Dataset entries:

***

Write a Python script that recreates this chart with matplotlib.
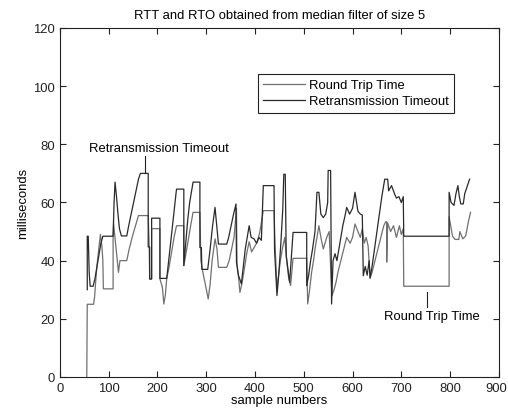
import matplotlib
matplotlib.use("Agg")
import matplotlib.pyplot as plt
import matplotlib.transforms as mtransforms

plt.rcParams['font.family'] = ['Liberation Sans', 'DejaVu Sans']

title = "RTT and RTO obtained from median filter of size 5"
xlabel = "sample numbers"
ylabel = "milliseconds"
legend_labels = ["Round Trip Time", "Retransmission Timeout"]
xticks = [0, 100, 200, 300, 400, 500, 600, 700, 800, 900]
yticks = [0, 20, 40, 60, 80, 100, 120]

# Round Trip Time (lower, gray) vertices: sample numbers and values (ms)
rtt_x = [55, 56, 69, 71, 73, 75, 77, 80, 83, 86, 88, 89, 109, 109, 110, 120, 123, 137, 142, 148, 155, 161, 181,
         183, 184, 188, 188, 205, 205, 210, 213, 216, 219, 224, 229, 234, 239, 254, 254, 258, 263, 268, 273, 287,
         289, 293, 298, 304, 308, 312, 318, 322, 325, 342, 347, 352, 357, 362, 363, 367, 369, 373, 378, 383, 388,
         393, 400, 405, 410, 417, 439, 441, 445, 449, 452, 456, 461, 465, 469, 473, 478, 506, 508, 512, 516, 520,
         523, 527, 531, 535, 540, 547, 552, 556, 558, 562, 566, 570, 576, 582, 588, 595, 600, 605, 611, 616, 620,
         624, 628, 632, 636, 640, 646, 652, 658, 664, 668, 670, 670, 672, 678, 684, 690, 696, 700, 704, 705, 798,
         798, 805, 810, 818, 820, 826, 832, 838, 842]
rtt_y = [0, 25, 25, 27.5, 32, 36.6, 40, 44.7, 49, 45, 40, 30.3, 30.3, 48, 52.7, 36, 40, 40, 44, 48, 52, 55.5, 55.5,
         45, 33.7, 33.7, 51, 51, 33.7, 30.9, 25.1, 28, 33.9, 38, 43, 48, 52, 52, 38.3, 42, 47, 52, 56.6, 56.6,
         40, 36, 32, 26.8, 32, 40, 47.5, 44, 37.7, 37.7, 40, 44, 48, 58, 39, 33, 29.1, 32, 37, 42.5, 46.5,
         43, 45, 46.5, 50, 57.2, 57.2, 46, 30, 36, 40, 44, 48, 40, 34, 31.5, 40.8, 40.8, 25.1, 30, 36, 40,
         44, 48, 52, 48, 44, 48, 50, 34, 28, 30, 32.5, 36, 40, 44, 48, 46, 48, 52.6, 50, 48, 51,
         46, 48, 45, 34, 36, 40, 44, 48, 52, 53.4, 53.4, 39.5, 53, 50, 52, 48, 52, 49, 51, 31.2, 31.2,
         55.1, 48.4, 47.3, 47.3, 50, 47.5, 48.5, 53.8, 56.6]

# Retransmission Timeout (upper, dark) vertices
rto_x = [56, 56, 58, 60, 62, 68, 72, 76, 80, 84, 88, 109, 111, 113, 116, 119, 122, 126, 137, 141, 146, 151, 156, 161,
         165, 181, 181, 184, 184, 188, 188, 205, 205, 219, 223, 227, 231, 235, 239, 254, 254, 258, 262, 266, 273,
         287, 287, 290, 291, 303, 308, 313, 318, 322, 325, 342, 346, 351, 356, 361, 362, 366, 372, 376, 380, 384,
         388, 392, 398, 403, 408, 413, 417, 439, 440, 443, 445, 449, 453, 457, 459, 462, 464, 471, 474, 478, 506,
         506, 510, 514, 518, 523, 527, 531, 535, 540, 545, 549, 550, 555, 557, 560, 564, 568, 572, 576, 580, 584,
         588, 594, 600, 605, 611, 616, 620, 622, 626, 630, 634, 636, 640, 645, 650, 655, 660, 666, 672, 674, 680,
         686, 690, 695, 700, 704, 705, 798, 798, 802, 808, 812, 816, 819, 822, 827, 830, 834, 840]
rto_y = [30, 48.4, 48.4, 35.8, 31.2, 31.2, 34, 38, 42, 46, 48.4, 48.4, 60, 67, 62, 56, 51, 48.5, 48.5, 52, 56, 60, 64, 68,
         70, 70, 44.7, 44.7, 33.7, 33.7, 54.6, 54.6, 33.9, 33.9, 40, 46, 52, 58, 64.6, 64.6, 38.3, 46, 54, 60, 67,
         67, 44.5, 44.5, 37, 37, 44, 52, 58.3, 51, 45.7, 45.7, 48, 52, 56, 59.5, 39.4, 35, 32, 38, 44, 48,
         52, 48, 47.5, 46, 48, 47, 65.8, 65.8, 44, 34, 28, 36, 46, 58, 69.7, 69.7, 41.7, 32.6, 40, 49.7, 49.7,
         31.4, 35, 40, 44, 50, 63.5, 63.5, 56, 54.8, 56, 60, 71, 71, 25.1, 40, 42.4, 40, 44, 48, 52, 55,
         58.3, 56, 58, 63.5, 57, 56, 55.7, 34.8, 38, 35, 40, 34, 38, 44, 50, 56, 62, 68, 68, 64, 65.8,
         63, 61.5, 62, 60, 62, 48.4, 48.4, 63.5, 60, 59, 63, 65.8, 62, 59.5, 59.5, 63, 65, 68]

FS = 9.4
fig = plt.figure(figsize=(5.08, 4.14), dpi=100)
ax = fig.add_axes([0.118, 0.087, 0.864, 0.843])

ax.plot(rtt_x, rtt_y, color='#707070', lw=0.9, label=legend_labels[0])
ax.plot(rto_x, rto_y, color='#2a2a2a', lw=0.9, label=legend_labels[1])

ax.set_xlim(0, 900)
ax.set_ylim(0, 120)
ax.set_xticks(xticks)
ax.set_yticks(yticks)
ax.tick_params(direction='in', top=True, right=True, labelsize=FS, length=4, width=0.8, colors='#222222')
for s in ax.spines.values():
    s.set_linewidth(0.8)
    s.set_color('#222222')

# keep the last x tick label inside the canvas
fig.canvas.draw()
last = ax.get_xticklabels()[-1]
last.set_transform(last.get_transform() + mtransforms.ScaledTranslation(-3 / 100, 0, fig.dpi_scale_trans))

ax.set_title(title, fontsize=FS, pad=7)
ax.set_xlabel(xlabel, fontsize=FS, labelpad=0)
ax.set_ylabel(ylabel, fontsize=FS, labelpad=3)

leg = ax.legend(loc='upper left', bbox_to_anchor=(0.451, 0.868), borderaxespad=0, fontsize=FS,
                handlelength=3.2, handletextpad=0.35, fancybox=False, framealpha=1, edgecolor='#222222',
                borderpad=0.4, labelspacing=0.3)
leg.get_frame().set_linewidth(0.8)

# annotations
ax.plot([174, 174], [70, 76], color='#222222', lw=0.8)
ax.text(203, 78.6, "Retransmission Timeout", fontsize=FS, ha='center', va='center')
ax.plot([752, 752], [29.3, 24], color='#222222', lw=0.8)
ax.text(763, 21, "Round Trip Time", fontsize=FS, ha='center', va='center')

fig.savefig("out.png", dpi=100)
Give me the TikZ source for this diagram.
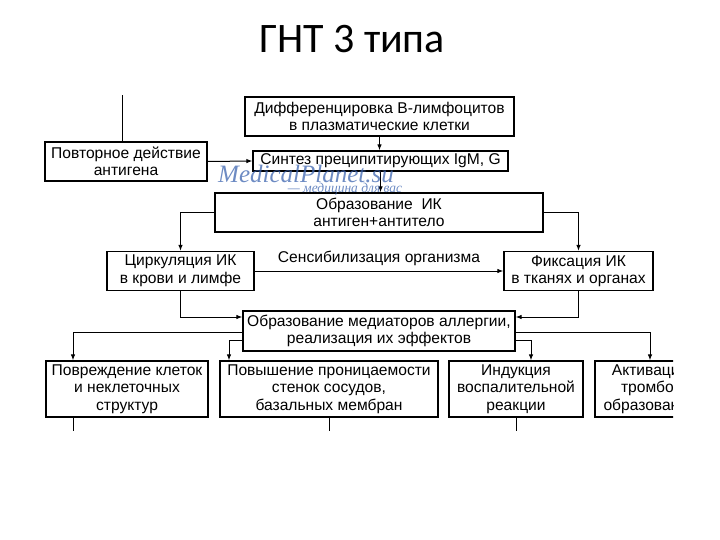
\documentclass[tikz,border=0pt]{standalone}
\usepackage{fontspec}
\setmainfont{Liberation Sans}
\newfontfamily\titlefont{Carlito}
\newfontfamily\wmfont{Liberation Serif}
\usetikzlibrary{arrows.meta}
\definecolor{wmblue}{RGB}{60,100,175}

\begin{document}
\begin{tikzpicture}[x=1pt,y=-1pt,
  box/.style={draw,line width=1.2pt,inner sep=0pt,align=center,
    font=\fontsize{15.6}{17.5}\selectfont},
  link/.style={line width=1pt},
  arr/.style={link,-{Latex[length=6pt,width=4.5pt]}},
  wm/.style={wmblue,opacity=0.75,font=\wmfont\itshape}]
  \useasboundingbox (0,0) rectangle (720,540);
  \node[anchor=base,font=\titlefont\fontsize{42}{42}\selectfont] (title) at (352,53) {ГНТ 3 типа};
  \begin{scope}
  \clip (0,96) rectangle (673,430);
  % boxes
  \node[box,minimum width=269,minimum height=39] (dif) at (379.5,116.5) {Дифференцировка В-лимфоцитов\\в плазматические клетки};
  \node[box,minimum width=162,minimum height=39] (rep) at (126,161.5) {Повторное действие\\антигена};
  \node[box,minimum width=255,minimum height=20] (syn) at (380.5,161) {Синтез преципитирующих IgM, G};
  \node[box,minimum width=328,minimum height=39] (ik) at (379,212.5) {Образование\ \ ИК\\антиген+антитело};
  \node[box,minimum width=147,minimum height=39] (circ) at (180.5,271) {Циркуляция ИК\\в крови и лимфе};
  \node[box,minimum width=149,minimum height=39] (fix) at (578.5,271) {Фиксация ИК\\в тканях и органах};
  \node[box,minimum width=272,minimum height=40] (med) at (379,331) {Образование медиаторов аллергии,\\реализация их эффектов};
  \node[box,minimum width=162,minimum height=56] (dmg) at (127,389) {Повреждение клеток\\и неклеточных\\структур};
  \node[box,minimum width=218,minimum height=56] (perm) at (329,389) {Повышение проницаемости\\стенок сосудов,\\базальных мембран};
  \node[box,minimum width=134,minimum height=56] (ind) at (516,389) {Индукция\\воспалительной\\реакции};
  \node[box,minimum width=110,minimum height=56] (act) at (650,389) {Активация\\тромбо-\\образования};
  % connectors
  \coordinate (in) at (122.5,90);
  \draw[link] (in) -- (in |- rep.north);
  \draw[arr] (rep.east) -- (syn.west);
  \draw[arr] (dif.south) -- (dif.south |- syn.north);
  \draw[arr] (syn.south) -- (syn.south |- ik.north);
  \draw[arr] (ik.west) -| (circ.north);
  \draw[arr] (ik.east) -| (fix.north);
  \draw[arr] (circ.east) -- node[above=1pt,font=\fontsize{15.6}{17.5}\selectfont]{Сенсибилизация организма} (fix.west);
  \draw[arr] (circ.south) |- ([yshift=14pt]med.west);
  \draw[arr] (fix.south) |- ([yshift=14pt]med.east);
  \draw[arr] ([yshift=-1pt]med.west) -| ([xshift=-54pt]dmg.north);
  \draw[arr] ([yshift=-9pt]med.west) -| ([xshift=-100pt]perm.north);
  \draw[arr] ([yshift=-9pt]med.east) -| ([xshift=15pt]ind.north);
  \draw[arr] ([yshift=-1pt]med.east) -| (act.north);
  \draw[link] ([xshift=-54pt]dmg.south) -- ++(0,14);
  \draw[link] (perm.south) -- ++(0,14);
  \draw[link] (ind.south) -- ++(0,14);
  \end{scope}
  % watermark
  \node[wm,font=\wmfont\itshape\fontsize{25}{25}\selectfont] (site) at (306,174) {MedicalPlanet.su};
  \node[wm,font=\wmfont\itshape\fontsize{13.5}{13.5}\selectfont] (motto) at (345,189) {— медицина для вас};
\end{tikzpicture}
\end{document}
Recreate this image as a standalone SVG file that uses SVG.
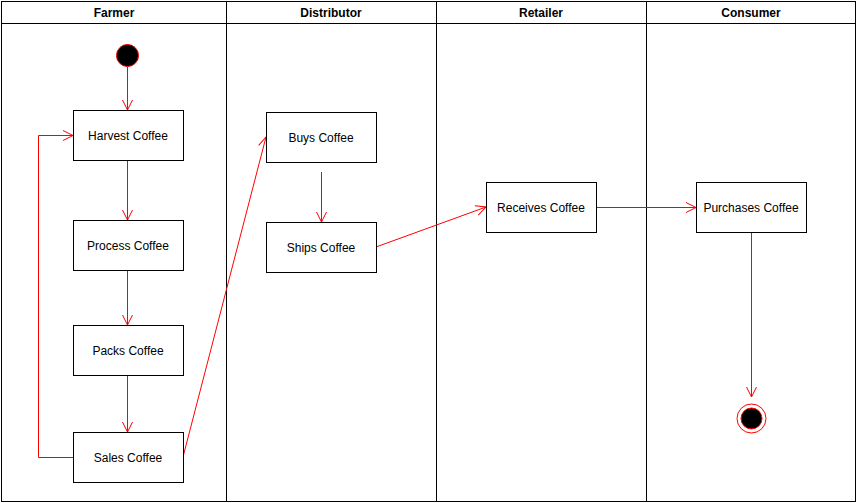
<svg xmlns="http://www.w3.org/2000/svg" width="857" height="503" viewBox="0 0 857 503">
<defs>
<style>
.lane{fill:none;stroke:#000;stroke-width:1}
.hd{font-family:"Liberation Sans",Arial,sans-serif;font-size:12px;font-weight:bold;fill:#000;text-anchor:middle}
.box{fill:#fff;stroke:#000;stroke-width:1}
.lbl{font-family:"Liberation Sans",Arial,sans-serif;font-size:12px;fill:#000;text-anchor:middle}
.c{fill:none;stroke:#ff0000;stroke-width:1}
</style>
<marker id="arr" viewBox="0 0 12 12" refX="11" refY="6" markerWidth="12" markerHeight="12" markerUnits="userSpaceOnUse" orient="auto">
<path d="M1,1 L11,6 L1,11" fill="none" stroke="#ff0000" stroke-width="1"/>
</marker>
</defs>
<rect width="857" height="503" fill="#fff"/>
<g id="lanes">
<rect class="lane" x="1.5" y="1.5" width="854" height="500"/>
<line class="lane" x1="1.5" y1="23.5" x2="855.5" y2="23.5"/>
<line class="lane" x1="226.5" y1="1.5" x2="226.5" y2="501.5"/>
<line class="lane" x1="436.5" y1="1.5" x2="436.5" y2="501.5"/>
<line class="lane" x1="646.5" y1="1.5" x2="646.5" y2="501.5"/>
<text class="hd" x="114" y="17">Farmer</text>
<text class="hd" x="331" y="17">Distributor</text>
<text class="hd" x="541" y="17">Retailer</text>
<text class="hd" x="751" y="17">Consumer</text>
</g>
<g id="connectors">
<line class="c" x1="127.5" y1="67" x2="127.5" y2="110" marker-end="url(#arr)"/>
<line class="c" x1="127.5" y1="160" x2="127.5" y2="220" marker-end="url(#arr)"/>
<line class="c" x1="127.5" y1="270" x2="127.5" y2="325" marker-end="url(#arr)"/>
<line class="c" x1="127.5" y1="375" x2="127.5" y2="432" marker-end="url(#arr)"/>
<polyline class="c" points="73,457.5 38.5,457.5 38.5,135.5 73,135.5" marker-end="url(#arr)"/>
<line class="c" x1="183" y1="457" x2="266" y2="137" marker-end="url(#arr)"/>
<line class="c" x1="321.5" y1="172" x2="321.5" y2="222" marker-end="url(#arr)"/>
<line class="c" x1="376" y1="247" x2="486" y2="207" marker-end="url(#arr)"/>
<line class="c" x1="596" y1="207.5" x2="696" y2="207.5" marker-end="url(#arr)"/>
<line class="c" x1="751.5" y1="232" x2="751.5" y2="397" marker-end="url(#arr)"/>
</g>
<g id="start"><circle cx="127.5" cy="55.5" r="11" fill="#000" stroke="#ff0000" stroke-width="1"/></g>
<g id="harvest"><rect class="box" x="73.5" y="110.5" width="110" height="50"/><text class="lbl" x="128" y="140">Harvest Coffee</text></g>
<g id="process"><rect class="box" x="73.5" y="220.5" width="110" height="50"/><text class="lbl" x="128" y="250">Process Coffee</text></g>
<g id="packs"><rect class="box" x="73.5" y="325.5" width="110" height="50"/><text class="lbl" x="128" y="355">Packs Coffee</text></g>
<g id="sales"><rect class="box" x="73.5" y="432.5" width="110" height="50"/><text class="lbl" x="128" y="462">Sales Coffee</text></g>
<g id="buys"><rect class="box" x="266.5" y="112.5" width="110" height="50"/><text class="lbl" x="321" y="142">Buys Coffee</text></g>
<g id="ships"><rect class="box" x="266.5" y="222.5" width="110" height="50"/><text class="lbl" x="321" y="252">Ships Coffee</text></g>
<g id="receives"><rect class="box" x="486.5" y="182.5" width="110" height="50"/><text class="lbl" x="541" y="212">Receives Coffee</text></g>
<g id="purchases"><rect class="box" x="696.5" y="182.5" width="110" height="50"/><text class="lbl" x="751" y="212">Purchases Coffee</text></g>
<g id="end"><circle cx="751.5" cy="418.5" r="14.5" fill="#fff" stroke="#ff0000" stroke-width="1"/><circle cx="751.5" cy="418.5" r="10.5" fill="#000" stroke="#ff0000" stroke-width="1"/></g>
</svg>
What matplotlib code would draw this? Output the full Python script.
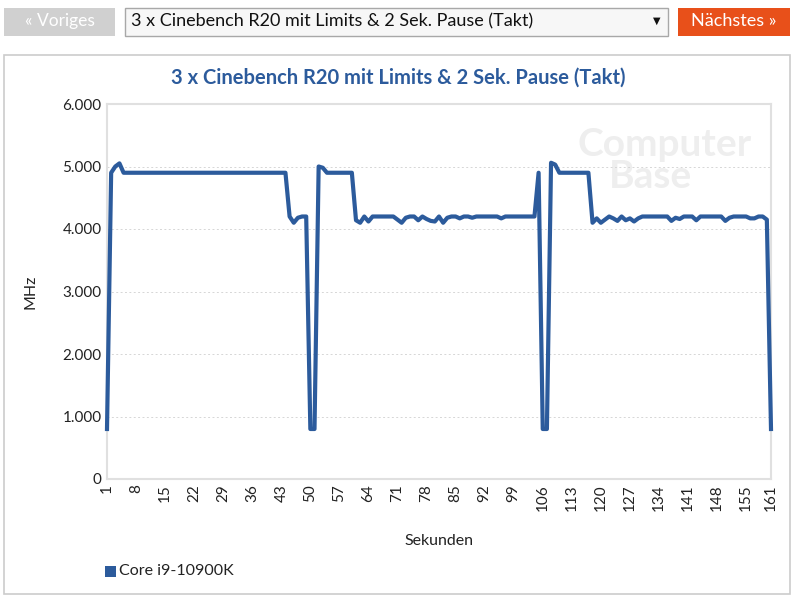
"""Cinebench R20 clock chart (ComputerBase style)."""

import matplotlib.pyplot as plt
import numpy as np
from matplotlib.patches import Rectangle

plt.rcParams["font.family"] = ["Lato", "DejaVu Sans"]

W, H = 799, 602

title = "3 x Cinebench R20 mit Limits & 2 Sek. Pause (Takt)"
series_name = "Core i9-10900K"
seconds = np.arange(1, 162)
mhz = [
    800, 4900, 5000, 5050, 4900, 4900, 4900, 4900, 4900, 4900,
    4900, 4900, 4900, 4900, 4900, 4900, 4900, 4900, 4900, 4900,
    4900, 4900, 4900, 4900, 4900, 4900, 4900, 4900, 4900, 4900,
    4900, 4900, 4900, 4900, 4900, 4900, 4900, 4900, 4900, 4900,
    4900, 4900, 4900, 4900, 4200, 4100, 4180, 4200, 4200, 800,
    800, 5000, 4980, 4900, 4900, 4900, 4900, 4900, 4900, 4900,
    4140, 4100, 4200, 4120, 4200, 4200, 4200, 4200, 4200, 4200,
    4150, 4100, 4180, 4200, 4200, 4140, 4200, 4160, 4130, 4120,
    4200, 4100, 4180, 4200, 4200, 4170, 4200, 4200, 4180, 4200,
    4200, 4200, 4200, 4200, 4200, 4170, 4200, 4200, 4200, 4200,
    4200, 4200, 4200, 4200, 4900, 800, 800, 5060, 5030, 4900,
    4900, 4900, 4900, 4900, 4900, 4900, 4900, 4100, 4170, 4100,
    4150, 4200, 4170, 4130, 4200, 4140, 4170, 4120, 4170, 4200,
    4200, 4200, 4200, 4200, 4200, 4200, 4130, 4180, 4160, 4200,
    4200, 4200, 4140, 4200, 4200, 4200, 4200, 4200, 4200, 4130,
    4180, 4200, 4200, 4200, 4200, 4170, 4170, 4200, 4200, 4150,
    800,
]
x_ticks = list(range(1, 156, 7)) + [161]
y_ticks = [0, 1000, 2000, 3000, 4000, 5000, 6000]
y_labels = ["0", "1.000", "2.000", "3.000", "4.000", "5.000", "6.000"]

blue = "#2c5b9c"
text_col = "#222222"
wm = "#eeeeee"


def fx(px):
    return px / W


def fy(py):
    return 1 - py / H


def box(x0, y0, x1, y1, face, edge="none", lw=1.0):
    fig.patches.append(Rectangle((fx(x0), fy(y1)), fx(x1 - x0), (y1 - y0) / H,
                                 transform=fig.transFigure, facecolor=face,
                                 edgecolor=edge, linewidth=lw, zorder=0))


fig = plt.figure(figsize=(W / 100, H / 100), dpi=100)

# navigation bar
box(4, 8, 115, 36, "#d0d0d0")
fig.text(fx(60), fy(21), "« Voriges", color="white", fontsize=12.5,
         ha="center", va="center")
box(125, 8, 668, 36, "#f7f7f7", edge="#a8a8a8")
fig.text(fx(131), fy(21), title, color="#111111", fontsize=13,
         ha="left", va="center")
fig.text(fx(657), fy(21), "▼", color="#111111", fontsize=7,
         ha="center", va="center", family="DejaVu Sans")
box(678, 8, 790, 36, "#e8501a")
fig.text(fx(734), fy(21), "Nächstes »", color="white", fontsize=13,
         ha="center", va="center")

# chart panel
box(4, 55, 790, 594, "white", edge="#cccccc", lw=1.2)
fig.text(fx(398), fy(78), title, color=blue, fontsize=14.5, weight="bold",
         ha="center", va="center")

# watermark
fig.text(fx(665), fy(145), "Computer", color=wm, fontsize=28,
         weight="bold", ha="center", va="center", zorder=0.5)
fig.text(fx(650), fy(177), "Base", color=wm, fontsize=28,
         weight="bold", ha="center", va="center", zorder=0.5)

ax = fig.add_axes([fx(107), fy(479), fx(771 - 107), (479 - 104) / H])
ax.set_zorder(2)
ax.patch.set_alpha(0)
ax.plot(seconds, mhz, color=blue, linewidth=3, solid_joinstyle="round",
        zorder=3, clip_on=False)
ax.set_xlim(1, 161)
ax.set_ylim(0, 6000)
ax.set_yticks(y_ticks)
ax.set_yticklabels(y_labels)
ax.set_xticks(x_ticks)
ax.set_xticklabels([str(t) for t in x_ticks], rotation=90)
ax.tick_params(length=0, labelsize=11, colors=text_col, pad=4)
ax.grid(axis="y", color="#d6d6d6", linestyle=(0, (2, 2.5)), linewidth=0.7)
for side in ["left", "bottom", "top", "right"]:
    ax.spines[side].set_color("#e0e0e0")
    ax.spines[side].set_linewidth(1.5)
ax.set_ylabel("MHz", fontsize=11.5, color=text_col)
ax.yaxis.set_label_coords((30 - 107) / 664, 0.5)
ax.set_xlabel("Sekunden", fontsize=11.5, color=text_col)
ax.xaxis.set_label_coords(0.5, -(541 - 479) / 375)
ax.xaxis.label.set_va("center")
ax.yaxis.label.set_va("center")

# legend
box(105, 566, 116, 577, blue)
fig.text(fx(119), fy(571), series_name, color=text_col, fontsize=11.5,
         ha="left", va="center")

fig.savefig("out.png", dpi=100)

***

§ Exercise requirements: Everything from the first line of the listing above through the line that contains "yticks = [0, 20, 40, 60, 80, 100, 120]" is to be restated word for word, minus the pictures.

§ Result of this task:
Write a Python script that recreates this chart with matplotlib.
import matplotlib
matplotlib.use("Agg")
import matplotlib.pyplot as plt
import matplotlib.transforms as mtransforms

plt.rcParams['font.family'] = ['Liberation Sans', 'DejaVu Sans']

title = "RTT and RTO obtained from median filter of size 5"
xlabel = "sample numbers"
ylabel = "milliseconds"
legend_labels = ["Round Trip Time", "Retransmission Timeout"]
xticks = [0, 100, 200, 300, 400, 500, 600, 700, 800, 900]
yticks = [0, 20, 40, 60, 80, 100, 120]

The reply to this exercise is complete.